Gallup is meticulous at measuring the skill it takes to understand the moment the soil is just right to plant, and maximize water applied to crops from an irrigation pond.
He was one of the first in the area to understand the benefits of tile and irrigation.
He appreciated and utilized flexibility, independence, and the financial rewards that semis, grain-handling systems, greenhouses, maintenance shops, and technology such as GPS offer.
Gallup is a calm, God-fearing family man. He is honest in his dealings.
He has and continues to put his family in the forefront, and with their cooperation and hard work, has been able to successfully build a large business.
He believes there is a right way to conduct your life and run your business: Do unto others, and help those in need.
Wyse has served as a York Township Trustee, vice president and president of the Fulton County Township Trustee Association, 4- H advisor of the Farmers of Tomorrow, and is a member of the Fulton County Fair Board, serving as president since 2013.
He and his wife, Tina, have three children and seven grandchildren.
Wyse grew up on a grain and livestock farm on the south edge of Wauseon. Shortly after high school in 1971, he bought 30 acres, which have grown to a 1000- acre operation with his son, Brett.
Wyse started raising hogs in high school, and had a 115-sow farrow-to-finish operation until 1992, when he joined with Larry Fraker to form Fraker and Wyse Construction, which operated for 20 years.

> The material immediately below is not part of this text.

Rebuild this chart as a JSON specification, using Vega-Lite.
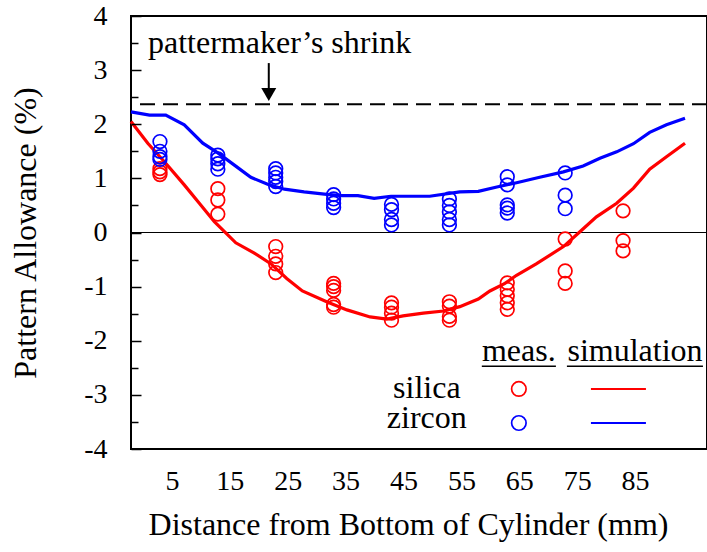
{
  "$schema": "https://vega.github.io/schema/vega-lite/v6.json",
  "width": 576,
  "height": 433,
  "autosize": {"type": "none"},
  "padding": {"left": 131, "top": 16, "right": 0, "bottom": 103},
  "background": "white",
  "config": {
    "view": {"stroke": "black", "strokeWidth": 2},
    "font": "Liberation Serif"
  },
  "datasets": {
    "meas": [
      {"x": 5, "y": 1.18, "material": "silica"},
      {"x": 5, "y": 1.12, "material": "silica"},
      {"x": 5, "y": 1.07, "material": "silica"},
      {"x": 15, "y": 0.81, "material": "silica"},
      {"x": 15, "y": 0.60, "material": "silica"},
      {"x": 15, "y": 0.34, "material": "silica"},
      {"x": 25, "y": -0.26, "material": "silica"},
      {"x": 25, "y": -0.44, "material": "silica"},
      {"x": 25, "y": -0.58, "material": "silica"},
      {"x": 25, "y": -0.74, "material": "silica"},
      {"x": 35, "y": -0.94, "material": "silica"},
      {"x": 35, "y": -1.0, "material": "silica"},
      {"x": 35, "y": -1.07, "material": "silica"},
      {"x": 35, "y": -1.33, "material": "silica"},
      {"x": 35, "y": -1.38, "material": "silica"},
      {"x": 45, "y": -1.30, "material": "silica"},
      {"x": 45, "y": -1.38, "material": "silica"},
      {"x": 45, "y": -1.49, "material": "silica"},
      {"x": 45, "y": -1.62, "material": "silica"},
      {"x": 55, "y": -1.28, "material": "silica"},
      {"x": 55, "y": -1.36, "material": "silica"},
      {"x": 55, "y": -1.55, "material": "silica"},
      {"x": 55, "y": -1.62, "material": "silica"},
      {"x": 65, "y": -0.93, "material": "silica"},
      {"x": 65, "y": -1.05, "material": "silica"},
      {"x": 65, "y": -1.17, "material": "silica"},
      {"x": 65, "y": -1.30, "material": "silica"},
      {"x": 65, "y": -1.42, "material": "silica"},
      {"x": 75, "y": -0.12, "material": "silica"},
      {"x": 75, "y": -0.71, "material": "silica"},
      {"x": 75, "y": -0.94, "material": "silica"},
      {"x": 85, "y": 0.40, "material": "silica"},
      {"x": 85, "y": -0.15, "material": "silica"},
      {"x": 85, "y": -0.34, "material": "silica"},
      {"x": 5, "y": 1.68, "material": "zircon"},
      {"x": 5, "y": 1.50, "material": "zircon"},
      {"x": 5, "y": 1.40, "material": "zircon"},
      {"x": 5, "y": 1.35, "material": "zircon"},
      {"x": 15, "y": 1.43, "material": "zircon"},
      {"x": 15, "y": 1.36, "material": "zircon"},
      {"x": 15, "y": 1.27, "material": "zircon"},
      {"x": 15, "y": 1.17, "material": "zircon"},
      {"x": 25, "y": 1.18, "material": "zircon"},
      {"x": 25, "y": 1.10, "material": "zircon"},
      {"x": 25, "y": 1.02, "material": "zircon"},
      {"x": 25, "y": 0.94, "material": "zircon"},
      {"x": 25, "y": 0.85, "material": "zircon"},
      {"x": 35, "y": 0.70, "material": "zircon"},
      {"x": 35, "y": 0.62, "material": "zircon"},
      {"x": 35, "y": 0.54, "material": "zircon"},
      {"x": 35, "y": 0.46, "material": "zircon"},
      {"x": 45, "y": 0.52, "material": "zircon"},
      {"x": 45, "y": 0.42, "material": "zircon"},
      {"x": 45, "y": 0.24, "material": "zircon"},
      {"x": 45, "y": 0.14, "material": "zircon"},
      {"x": 55, "y": 0.62, "material": "zircon"},
      {"x": 55, "y": 0.50, "material": "zircon"},
      {"x": 55, "y": 0.38, "material": "zircon"},
      {"x": 55, "y": 0.24, "material": "zircon"},
      {"x": 55, "y": 0.14, "material": "zircon"},
      {"x": 65, "y": 1.03, "material": "zircon"},
      {"x": 65, "y": 0.88, "material": "zircon"},
      {"x": 65, "y": 0.51, "material": "zircon"},
      {"x": 65, "y": 0.45, "material": "zircon"},
      {"x": 65, "y": 0.36, "material": "zircon"},
      {"x": 75, "y": 1.10, "material": "zircon"},
      {"x": 75, "y": 0.69, "material": "zircon"},
      {"x": 75, "y": 0.44, "material": "zircon"}
    ],
    "sim": [
      {"x": 0, "y": 2.05, "material": "silica"},
      {"x": 2.9, "y": 1.65, "material": "silica"},
      {"x": 6.0, "y": 1.28, "material": "silica"},
      {"x": 9.2, "y": 0.88, "material": "silica"},
      {"x": 11.8, "y": 0.54, "material": "silica"},
      {"x": 14.4, "y": 0.20, "material": "silica"},
      {"x": 18.1, "y": -0.19, "material": "silica"},
      {"x": 21.3, "y": -0.38, "material": "silica"},
      {"x": 24.2, "y": -0.58, "material": "silica"},
      {"x": 26.9, "y": -0.85, "material": "silica"},
      {"x": 29.6, "y": -1.08, "material": "silica"},
      {"x": 33.8, "y": -1.28, "material": "silica"},
      {"x": 37.3, "y": -1.43, "material": "silica"},
      {"x": 41.3, "y": -1.56, "material": "silica"},
      {"x": 44.2, "y": -1.60, "material": "silica"},
      {"x": 47.0, "y": -1.54, "material": "silica"},
      {"x": 50.5, "y": -1.49, "material": "silica"},
      {"x": 54.0, "y": -1.45, "material": "silica"},
      {"x": 56.8, "y": -1.37, "material": "silica"},
      {"x": 60.0, "y": -1.23, "material": "silica"},
      {"x": 62.0, "y": -1.08, "material": "silica"},
      {"x": 64.6, "y": -0.94, "material": "silica"},
      {"x": 66.6, "y": -0.79, "material": "silica"},
      {"x": 70.0, "y": -0.58, "material": "silica"},
      {"x": 74.7, "y": -0.26, "material": "silica"},
      {"x": 77.5, "y": 0.01, "material": "silica"},
      {"x": 80.4, "y": 0.29, "material": "silica"},
      {"x": 83.9, "y": 0.54, "material": "silica"},
      {"x": 86.8, "y": 0.82, "material": "silica"},
      {"x": 89.6, "y": 1.17, "material": "silica"},
      {"x": 92.5, "y": 1.40, "material": "silica"},
      {"x": 95.7, "y": 1.65, "material": "silica"},
      {"x": 0, "y": 2.23, "material": "zircon"},
      {"x": 3.2, "y": 2.17, "material": "zircon"},
      {"x": 6.0, "y": 2.17, "material": "zircon"},
      {"x": 9.2, "y": 1.99, "material": "zircon"},
      {"x": 12.4, "y": 1.65, "material": "zircon"},
      {"x": 15.0, "y": 1.47, "material": "zircon"},
      {"x": 17.8, "y": 1.25, "material": "zircon"},
      {"x": 20.7, "y": 1.02, "material": "zircon"},
      {"x": 23.6, "y": 0.89, "material": "zircon"},
      {"x": 26.5, "y": 0.80, "material": "zircon"},
      {"x": 29.9, "y": 0.75, "material": "zircon"},
      {"x": 33.4, "y": 0.71, "material": "zircon"},
      {"x": 36.3, "y": 0.68, "material": "zircon"},
      {"x": 39.2, "y": 0.68, "material": "zircon"},
      {"x": 42.0, "y": 0.63, "material": "zircon"},
      {"x": 44.9, "y": 0.67, "material": "zircon"},
      {"x": 51.6, "y": 0.67, "material": "zircon"},
      {"x": 56.8, "y": 0.75, "material": "zircon"},
      {"x": 60.0, "y": 0.76, "material": "zircon"},
      {"x": 63.2, "y": 0.84, "material": "zircon"},
      {"x": 66.6, "y": 0.92, "material": "zircon"},
      {"x": 70.6, "y": 1.02, "material": "zircon"},
      {"x": 74.7, "y": 1.12, "material": "zircon"},
      {"x": 78.1, "y": 1.23, "material": "zircon"},
      {"x": 81.0, "y": 1.37, "material": "zircon"},
      {"x": 83.9, "y": 1.49, "material": "zircon"},
      {"x": 86.8, "y": 1.64, "material": "zircon"},
      {"x": 89.6, "y": 1.85, "material": "zircon"},
      {"x": 92.5, "y": 1.99, "material": "zircon"},
      {"x": 95.7, "y": 2.11, "material": "zircon"}
    ],
    "legendText": [
      {"x": 67.0, "y": -2.37, "label": "meas."},
      {"x": 87.06, "y": -2.37, "label": "simulation"},
      {"x": 51.1, "y": -3.05, "label": "silica"},
      {"x": 51.1, "y": -3.61, "label": "zircon"}
    ],
    "underlines": [
      {"x": 60.6, "x2": 73.4, "y": -2.47},
      {"x": 75.3, "x2": 98.8, "y": -2.47}
    ],
    "legendSym": [
      {"x": 67.0, "y": -2.89, "material": "silica"},
      {"x": 67.0, "y": -3.52, "material": "zircon"}
    ],
    "legendLine": [
      {"x": 79.45, "x2": 88.95, "y": -2.89, "material": "silica"},
      {"x": 79.45, "x2": 88.95, "y": -3.52, "material": "zircon"}
    ]
  },
  "encoding": {
    "x": {
      "field": "x",
      "type": "quantitative",
      "scale": {"domain": [0, 99.5], "nice": false, "zero": false},
      "axis": {
        "title": "Distance from Bottom of Cylinder (mm)",
        "values": [5, 15, 25, 35, 45, 55, 65, 75, 85],
        "ticks": false,
        "domain": false,
        "grid": false,
        "labelOffset": 12,
        "labelPadding": 18,
        "labelFontSize": 28,
        "labelColor": "black",
        "labelFont": "Liberation Serif",
        "titleFont": "Liberation Serif",
        "titleFontSize": 32,
        "titleFontWeight": "normal",
        "titleColor": "black",
        "titlePadding": 14,
        "titleX": 277
      }
    },
    "y": {
      "field": "y",
      "type": "quantitative",
      "scale": {"domain": [-4, 4], "nice": false, "zero": false},
      "axis": {
        "title": "Pattern Allowance (%)",
        "values": [-4, -3.5, -3, -2.5, -2, -1.5, -1, -0.5, 0, 0.5, 1, 1.5, 2, 2.5, 3, 3.5, 4],
        "labelExpr": "datum.value % 1 === 0 ? '' + datum.value : ''",
        "ticks": true,
        "tickSize": -10,
        "tickDash": {"condition": {"test": "datum.value % 1 !== 0", "value": [7, 40]}, "value": [40, 1]},
        "tickColor": "black",
        "tickWidth": 1.5,
        "domain": false,
        "grid": false,
        "zindex": 2,
        "labelPadding": 34,
        "labelFontSize": 28,
        "labelColor": "black",
        "labelFont": "Liberation Serif",
        "labelBound": false,
        "labelFlush": false,
        "labelOverlap": false,
        "titleFont": "Liberation Serif",
        "titleFontSize": 32,
        "titleFontWeight": "normal",
        "titleColor": "black",
        "titlePadding": 41
      }
    }
  },
  "layer": [
    {
      "data": {"values": [{"y": 0}]},
      "mark": {"type": "rule", "color": "black", "strokeWidth": 1.2},
      "encoding": {"x": null, "y": {"field": "y", "type": "quantitative"}}
    },
    {
      "data": {"values": [{"y": 2.37}]},
      "mark": {"type": "rule", "color": "black", "strokeWidth": 2, "strokeDash": [15, 8]},
      "encoding": {"x": null, "y": {"field": "y", "type": "quantitative"}}
    },
    {
      "data": {"name": "sim"},
      "mark": {"type": "line", "strokeWidth": 3.2},
      "encoding": {
        "color": {"field": "material", "type": "nominal", "scale": {"domain": ["silica", "zircon"], "range": ["#ff0000", "#0000ff"]}, "legend": null}
      }
    },
    {
      "data": {"name": "meas"},
      "mark": {"type": "point", "shape": "circle", "filled": false, "size": 185, "strokeWidth": 1.7, "opacity": 1},
      "encoding": {
        "color": {"field": "material", "type": "nominal", "scale": {"domain": ["silica", "zircon"], "range": ["#ff0000", "#0000ff"]}, "legend": null}
      }
    },
    {
      "data": {"values": [{"x": 23.8, "y": 3.13, "y2": 2.55}]},
      "mark": {"type": "rule", "color": "black", "strokeWidth": 2},
      "encoding": {"y2": {"field": "y2"}}
    },
    {
      "data": {"values": [{"x": 23.8, "y": 2.55}]},
      "mark": {"type": "point", "shape": "triangle-down", "filled": true, "color": "black", "size": 225, "opacity": 1}
    },
    {
      "data": {"values": [{"x": 2.94, "y": 3.31, "label": "pattermaker’s shrink"}]},
      "mark": {"type": "text", "align": "left", "baseline": "alphabetic", "fontSize": 32, "font": "Liberation Serif", "color": "black"},
      "encoding": {"text": {"field": "label"}}
    },
    {
      "data": {"name": "legendText"},
      "mark": {"type": "text", "align": "center", "baseline": "alphabetic", "fontSize": 32, "font": "Liberation Serif", "color": "black"},
      "encoding": {"text": {"field": "label"}}
    },
    {
      "data": {"name": "underlines"},
      "mark": {"type": "rule", "color": "black", "strokeWidth": 1.6},
      "encoding": {"x2": {"field": "x2"}}
    },
    {
      "data": {"name": "legendSym"},
      "mark": {"type": "point", "shape": "circle", "filled": false, "size": 210, "strokeWidth": 1.7, "opacity": 1},
      "encoding": {
        "color": {"field": "material", "type": "nominal", "scale": {"domain": ["silica", "zircon"], "range": ["#ff0000", "#0000ff"]}, "legend": null}
      }
    },
    {
      "data": {"name": "legendLine"},
      "mark": {"type": "rule", "strokeWidth": 2},
      "encoding": {
        "x2": {"field": "x2"},
        "color": {"field": "material", "type": "nominal", "scale": {"domain": ["silica", "zircon"], "range": ["#ff0000", "#0000ff"]}, "legend": null}
      }
    }
  ]
}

As a fair board member, Wyse was the construction leader for the gospel building, coordinating many volunteer workers and construction teams to build the building.
He donated many hours of labor to make the dream of having a permanent gospel building to use rather than a tent.
He would work with one group of volunteers during the day and stay to work with the evening shift of volunteers.
He kept the project on schedule, and the building was open starting with the 2015 fair.
The building is now used year-round for weddings and other activities besides the fair.